▶ Saved data entries
┄┄┄┄┄┄┄┄┄┄┄┄┄┄┄┄┄┄┄┄

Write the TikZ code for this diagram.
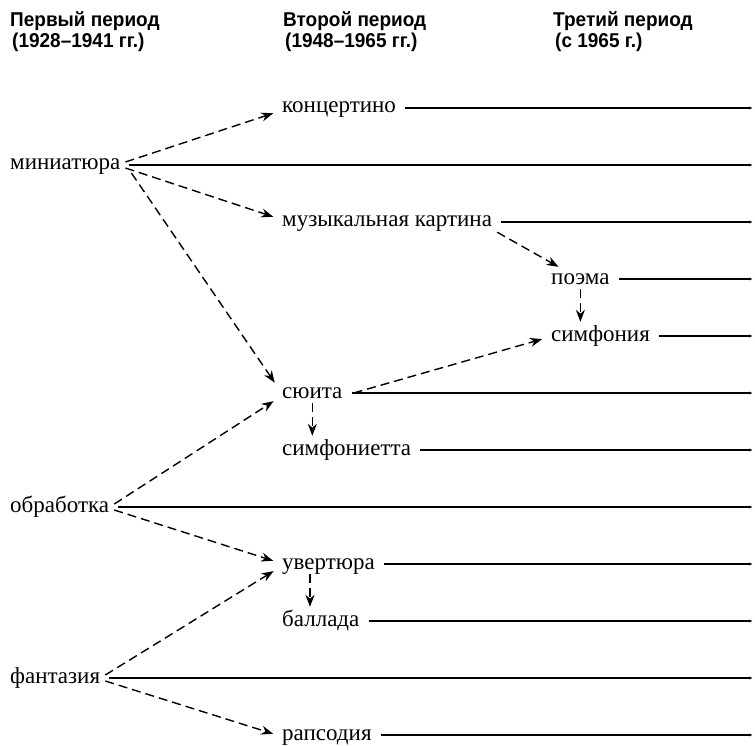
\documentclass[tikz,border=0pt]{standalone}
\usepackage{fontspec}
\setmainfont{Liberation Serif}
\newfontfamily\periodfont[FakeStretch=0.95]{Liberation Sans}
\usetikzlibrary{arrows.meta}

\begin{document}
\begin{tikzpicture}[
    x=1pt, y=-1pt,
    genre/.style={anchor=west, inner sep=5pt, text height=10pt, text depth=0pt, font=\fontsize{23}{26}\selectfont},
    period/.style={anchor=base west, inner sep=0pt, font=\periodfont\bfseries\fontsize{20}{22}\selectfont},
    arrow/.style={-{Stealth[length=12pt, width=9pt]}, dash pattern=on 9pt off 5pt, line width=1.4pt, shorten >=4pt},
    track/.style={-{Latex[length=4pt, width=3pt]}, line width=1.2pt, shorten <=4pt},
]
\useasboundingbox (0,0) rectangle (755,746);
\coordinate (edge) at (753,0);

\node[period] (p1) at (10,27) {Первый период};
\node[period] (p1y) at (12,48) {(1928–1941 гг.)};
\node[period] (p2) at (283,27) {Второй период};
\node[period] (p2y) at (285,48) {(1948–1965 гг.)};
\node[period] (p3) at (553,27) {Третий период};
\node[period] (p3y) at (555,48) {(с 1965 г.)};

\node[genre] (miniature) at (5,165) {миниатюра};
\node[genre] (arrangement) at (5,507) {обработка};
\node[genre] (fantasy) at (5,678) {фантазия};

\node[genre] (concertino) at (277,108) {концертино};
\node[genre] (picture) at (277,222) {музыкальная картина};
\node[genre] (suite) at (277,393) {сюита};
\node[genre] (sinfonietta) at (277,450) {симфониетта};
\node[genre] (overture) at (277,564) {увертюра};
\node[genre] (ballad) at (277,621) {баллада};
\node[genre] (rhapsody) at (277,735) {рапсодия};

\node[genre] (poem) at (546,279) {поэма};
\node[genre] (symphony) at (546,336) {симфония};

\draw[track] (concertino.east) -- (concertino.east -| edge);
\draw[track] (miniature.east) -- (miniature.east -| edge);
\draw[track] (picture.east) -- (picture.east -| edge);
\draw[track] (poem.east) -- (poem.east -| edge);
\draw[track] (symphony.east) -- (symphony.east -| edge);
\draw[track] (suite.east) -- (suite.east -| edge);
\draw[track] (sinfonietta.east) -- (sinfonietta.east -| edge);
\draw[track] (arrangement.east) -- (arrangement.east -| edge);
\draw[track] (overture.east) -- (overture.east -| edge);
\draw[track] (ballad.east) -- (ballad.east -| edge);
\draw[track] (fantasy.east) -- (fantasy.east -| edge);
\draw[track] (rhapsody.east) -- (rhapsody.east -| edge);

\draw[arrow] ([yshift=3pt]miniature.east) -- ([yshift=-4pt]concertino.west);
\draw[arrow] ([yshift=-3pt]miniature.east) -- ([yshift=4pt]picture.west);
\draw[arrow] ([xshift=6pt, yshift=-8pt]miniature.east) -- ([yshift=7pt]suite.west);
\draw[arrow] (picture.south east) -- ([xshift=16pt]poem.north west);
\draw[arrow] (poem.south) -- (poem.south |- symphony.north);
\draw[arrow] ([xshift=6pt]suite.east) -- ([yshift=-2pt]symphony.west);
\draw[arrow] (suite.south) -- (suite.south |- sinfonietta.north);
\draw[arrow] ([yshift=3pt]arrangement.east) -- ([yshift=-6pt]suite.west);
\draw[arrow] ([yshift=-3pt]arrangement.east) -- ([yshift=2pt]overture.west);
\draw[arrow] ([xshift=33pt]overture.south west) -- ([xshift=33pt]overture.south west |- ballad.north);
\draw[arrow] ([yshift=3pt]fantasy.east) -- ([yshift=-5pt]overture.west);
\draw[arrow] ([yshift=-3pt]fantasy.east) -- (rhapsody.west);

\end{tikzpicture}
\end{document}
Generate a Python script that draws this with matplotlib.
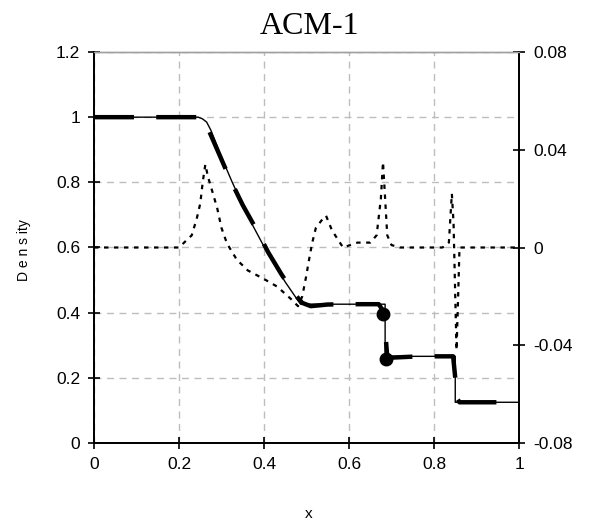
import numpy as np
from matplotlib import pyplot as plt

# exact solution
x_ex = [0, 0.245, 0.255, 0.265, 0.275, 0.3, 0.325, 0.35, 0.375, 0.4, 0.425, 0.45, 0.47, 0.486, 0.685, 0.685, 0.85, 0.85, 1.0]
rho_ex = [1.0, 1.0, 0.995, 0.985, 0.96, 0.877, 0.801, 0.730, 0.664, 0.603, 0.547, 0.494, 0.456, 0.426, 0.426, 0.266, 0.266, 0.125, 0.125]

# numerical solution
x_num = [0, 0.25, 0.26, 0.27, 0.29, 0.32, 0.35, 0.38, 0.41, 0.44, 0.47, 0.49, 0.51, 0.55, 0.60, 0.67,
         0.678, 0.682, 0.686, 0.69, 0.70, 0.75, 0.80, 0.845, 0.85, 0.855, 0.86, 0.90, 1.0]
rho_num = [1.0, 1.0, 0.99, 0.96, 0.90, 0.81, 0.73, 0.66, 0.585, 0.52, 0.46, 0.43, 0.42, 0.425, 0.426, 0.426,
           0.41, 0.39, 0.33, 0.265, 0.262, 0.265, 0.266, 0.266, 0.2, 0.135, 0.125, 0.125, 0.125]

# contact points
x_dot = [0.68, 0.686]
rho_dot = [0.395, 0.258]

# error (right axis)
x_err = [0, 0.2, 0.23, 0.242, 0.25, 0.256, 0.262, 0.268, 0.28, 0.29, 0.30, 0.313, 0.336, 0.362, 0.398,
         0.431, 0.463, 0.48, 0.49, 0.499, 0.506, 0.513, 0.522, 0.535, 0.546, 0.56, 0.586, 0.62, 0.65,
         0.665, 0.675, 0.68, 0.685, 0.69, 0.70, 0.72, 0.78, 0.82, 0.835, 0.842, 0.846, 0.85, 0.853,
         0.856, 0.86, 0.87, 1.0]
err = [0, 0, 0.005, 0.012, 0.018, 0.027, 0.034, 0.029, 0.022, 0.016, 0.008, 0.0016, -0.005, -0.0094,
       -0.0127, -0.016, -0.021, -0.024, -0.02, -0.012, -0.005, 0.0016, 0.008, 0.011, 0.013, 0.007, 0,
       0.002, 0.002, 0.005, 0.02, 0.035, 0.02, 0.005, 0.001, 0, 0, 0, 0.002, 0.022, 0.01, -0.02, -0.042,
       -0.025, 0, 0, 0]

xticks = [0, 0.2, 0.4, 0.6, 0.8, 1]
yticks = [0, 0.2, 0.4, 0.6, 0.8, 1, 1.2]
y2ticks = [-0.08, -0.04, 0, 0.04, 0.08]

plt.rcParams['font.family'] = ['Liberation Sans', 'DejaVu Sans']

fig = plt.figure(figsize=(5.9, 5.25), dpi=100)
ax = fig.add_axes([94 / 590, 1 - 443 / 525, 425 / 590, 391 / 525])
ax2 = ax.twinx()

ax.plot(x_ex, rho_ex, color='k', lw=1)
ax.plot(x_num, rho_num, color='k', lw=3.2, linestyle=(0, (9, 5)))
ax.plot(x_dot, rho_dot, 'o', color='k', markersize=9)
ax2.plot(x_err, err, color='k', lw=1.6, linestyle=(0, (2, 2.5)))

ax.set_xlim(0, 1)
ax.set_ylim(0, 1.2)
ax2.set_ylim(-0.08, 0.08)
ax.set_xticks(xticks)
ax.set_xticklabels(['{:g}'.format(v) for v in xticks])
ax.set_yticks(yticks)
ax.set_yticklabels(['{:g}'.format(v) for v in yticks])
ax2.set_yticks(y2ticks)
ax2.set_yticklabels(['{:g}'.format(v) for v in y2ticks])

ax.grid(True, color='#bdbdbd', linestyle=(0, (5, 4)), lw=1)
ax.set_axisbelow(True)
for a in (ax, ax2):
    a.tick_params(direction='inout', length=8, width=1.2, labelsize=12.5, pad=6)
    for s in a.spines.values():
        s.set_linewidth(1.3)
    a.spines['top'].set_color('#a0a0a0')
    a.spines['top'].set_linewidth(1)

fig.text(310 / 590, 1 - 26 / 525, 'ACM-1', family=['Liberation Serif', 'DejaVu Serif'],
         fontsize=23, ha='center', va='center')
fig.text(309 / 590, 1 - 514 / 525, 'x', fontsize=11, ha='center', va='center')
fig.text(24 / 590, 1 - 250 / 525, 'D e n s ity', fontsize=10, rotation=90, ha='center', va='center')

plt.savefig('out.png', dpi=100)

┄┄┄┄┄┄┄┄┄┄┄┄┄┄┄┄┄┄┄┄

▶ OBJECTIVE
Restate the data word for word from its first line through the line with "(fantasy) at (5,678)", leaving out any picture along the way.

▶ ANSWER BELOW
Write the TikZ code for this diagram.
\documentclass[tikz,border=0pt]{standalone}
\usepackage{fontspec}
\setmainfont{Liberation Serif}
\newfontfamily\periodfont[FakeStretch=0.95]{Liberation Sans}
\usetikzlibrary{arrows.meta}

\begin{document}
\begin{tikzpicture}[
    x=1pt, y=-1pt,
    genre/.style={anchor=west, inner sep=5pt, text height=10pt, text depth=0pt, font=\fontsize{23}{26}\selectfont},
    period/.style={anchor=base west, inner sep=0pt, font=\periodfont\bfseries\fontsize{20}{22}\selectfont},
    arrow/.style={-{Stealth[length=12pt, width=9pt]}, dash pattern=on 9pt off 5pt, line width=1.4pt, shorten >=4pt},
    track/.style={-{Latex[length=4pt, width=3pt]}, line width=1.2pt, shorten <=4pt},
]
\useasboundingbox (0,0) rectangle (755,746);
\coordinate (edge) at (753,0);

\node[period] (p1) at (10,27) {Первый период};
\node[period] (p1y) at (12,48) {(1928–1941 гг.)};
\node[period] (p2) at (283,27) {Второй период};
\node[period] (p2y) at (285,48) {(1948–1965 гг.)};
\node[period] (p3) at (553,27) {Третий период};
\node[period] (p3y) at (555,48) {(с 1965 г.)};

\node[genre] (miniature) at (5,165) {миниатюра};
\node[genre] (arrangement) at (5,507) {обработка};
\node[genre] (fantasy) at (5,678) {фантазия};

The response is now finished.